Each second generation SW chip has two PCI-Express 4.0 x16 interfaces and four 56 Gb/sec network interfaces, supplying more than 400 Gb/sec of bandwidth into and out of the processor complex. That these network interfaces have not been bumped up to 100 Gb/sec or even 200 Gb/sec seems odd at first, but four ports (two each way) comes to an effective 224 Gb/sec of bandwidth into and out of the chip, which is a little more than two 100 Gb/sec EDR InfiniBand ports or one 200 Gb/sec HDR InfiniBand or one 200 Gb/sec Slingshot Ethernet port.
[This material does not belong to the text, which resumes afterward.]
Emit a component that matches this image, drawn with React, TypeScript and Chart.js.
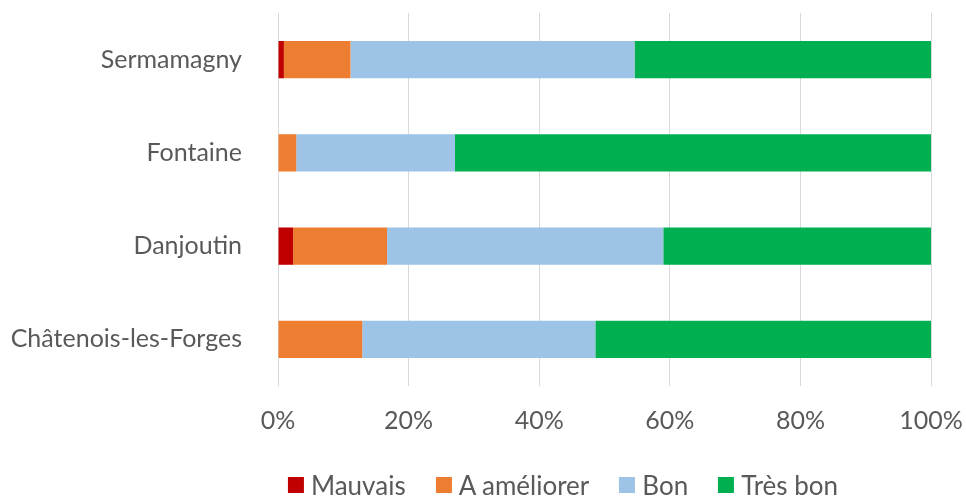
import React, { useEffect, useRef } from "react";
import { Chart, registerables } from "chart.js";

Chart.register(...registerables);

const categories = ["Sermamagny", "Fontaine", "Danjoutin", "Châtenois-les-Forges"];
const mauvais = [0.9, 0, 2.3, 0];
const aAmeliorer = [10.2, 2.8, 14.4, 12.9];
const bon = [43.5, 24.3, 42.3, 35.7];
const tresBon = [45.4, 72.9, 41.0, 51.4];
const xTicks = [0, 20, 40, 60, 80, 100];

const seriesNames = ["Mauvais", "A améliorer", "Bon", "Très bon"];
const seriesColors = ["#C00000", "#ED7D31", "#9DC3E6", "#00B050"];

const FONT = "Lato, 'Open Sans', sans-serif";
const TXT = "#595959";

export default function App() {
  const ref = useRef<HTMLCanvasElement | null>(null);
  useEffect(() => {
    if (!ref.current) return;
    const values = [mauvais, aAmeliorer, bon, tresBon];
    const chart = new Chart(ref.current, {
      type: "bar",
      data: {
        labels: categories,
        datasets: seriesNames.map((name, i) => ({
          label: name,
          data: values[i],
          backgroundColor: seriesColors[i],
        })),
      },
      options: {
        indexAxis: "y",
        animation: false,
        responsive: true,
        maintainAspectRatio: false,
        layout: { padding: { top: 13, right: 35, left: 0, bottom: 61 } },
        datasets: { bar: { barPercentage: 0.4, categoryPercentage: 1 } },
        scales: {
          x: {
            stacked: true,
            min: 0,
            max: 100,
            afterBuildTicks: (axis: any) => {
              axis.ticks = xTicks.map((v) => ({ value: v }));
            },
            afterFit: (s: any) => {
              s.height = 50;
              s.paddingLeft = 0;
              s.paddingRight = 0;
            },
            grid: { color: "#D9D9D9", lineWidth: 1, drawTicks: false },
            border: { display: false },
            ticks: {
              padding: 20,
              maxRotation: 0,
              color: TXT,
              font: { family: FONT, size: 25 },
              callback: (v: any) => v + "%",
            },
          },
          y: {
            stacked: true,
            afterFit: (s: any) => {
              s.width = 278;
              s.paddingTop = 0;
              s.paddingBottom = 0;
            },
            grid: { display: false },
            border: { display: false },
            ticks: { padding: 28, color: TXT, font: { family: FONT, size: 25 } },
          },
        },
        plugins: {
          tooltip: { enabled: false },
          legend: { display: false },
        },
      },
    });
    return () => chart.destroy();
  }, []);
  return (
    <div style={{ position: "absolute", left: 0, top: 0, width: 966, height: 497 }}>
      <canvas ref={ref} style={{ display: "block" }} />
      <div
        style={{
          position: "absolute",
          left: 563,
          top: 485,
          transform: "translate(-50%, -50%)",
          display: "flex",
          alignItems: "center",
          whiteSpace: "nowrap",
          fontFamily: FONT,
          fontSize: 26,
          color: TXT,
          lineHeight: "30px",
        }}
      >
        {seriesNames.map((name, i) => (
          <div
            key={name}
            style={{ display: "flex", alignItems: "center", marginLeft: i === 0 ? 0 : 30 }}
          >
            <span
              style={{
                display: "inline-block",
                width: 16,
                height: 16,
                background: seriesColors[i],
                marginRight: 7,
              }}
            />
            <span>{name}</span>
          </div>
        ))}
      </div>
    </div>
  );
}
The details on the storage for the Sunway exascale machine are a bit thin. There is a local storage system based on flash SSDs in the service nodes of the cluster (presumably one or more per rack and shared in some fashion across the nodes). The global storage looks to be comprised of arrays of disk drives with a metadata server and a data server cluster driving that storage – what we usually call a parallel file system. It looks like those SSDs are grouped together into a kind of distributed burst buffer, and that the storage software stack knows how to do automatic migration of data from SSD to disk. This system is also aware of hot spots and can replicate data as necessary to avoid them.